一方、新たなソフトウエアを購入した場合には、それは新規資産の取得であり、資産計上することが必要になります。

 

■電子帳簿保存法への対応 -「優良な電子帳簿」に対応するための改訂費用-

電子帳簿等保存制度では、電子データの保存対象となる帳簿が、「優良な電子帳簿」と「その他の電子帳簿」に区別されています。「優良な電子帳簿」に該当するためには、検索要件や訂正・削除履歴の確保要件などの所定の要件を充足し、届出書を所轄税務署長に事前提出することが求められています。一定の国税関係帳簿について「優良な電子帳簿」の要件を満たしている場合には、その国税関係帳簿(優良な電子帳簿)に記録された事項に関し申告漏れがあった場合に、その申告漏れに課される過少申告加算税が5%軽減される措置等の優遇措置が適用されます(電帳法8条4項、電帳規2条、5条)。

「優良な電子帳簿」は、法令の義務ではなく、法人の意思により選択するものであり、「優良な電子帳簿」に該当するためのソフトウエアのバージョンアップ等は、対応をしなければ法令遵守できないわけではなく、現状の効用を維持するためのものではありません。新たな機能の付加等として、当該費用は「資本的支出」に該当すると考えられます。

 

■「その他の電子帳簿」に対応するための改訂費用

一方、「その他の電子帳簿」に対応するためのシステム改訂等の費用は、法令等の最低限の求めに応じるためのものであり、対応しなければ法令遵守に反することになりますので、現状の効用を維持するための費用として、原則として修繕費に該当すると考えられます。

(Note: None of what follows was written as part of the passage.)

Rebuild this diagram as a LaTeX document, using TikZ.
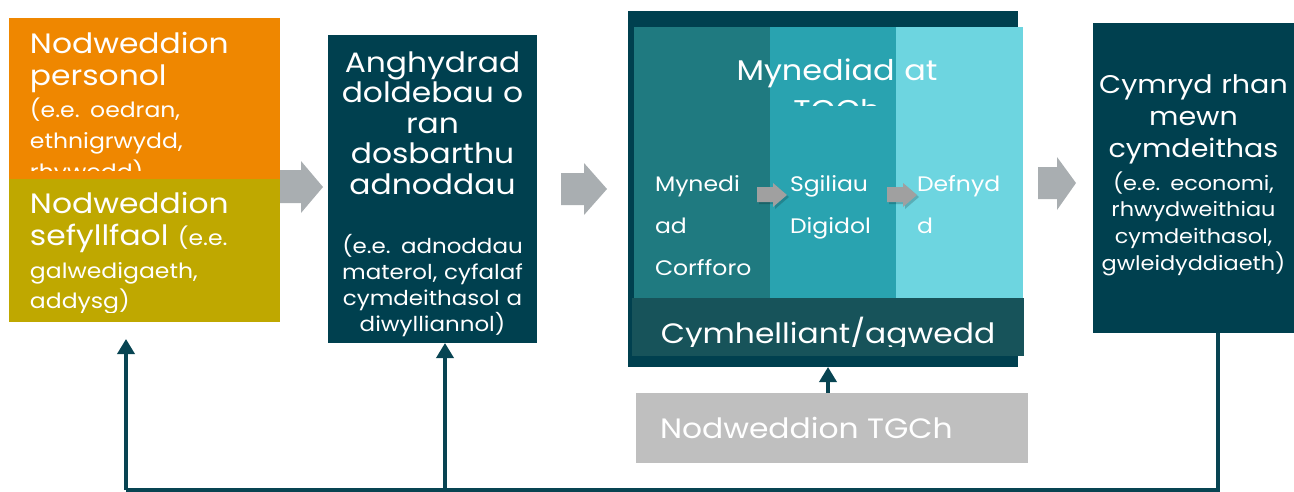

なお、電子帳簿保存法の改正とは直接関係のないプログラムの追加、機能の向上等のための改訂を併せて行ったような場合は、この部分を区分して資本的支出として処理する必要があることはいうまでもありません。この場合、請求書内訳または見積書等において、資本的支出として処理すべき費用部分を区分して記載してもらうように、業者に依頼することが考えられます。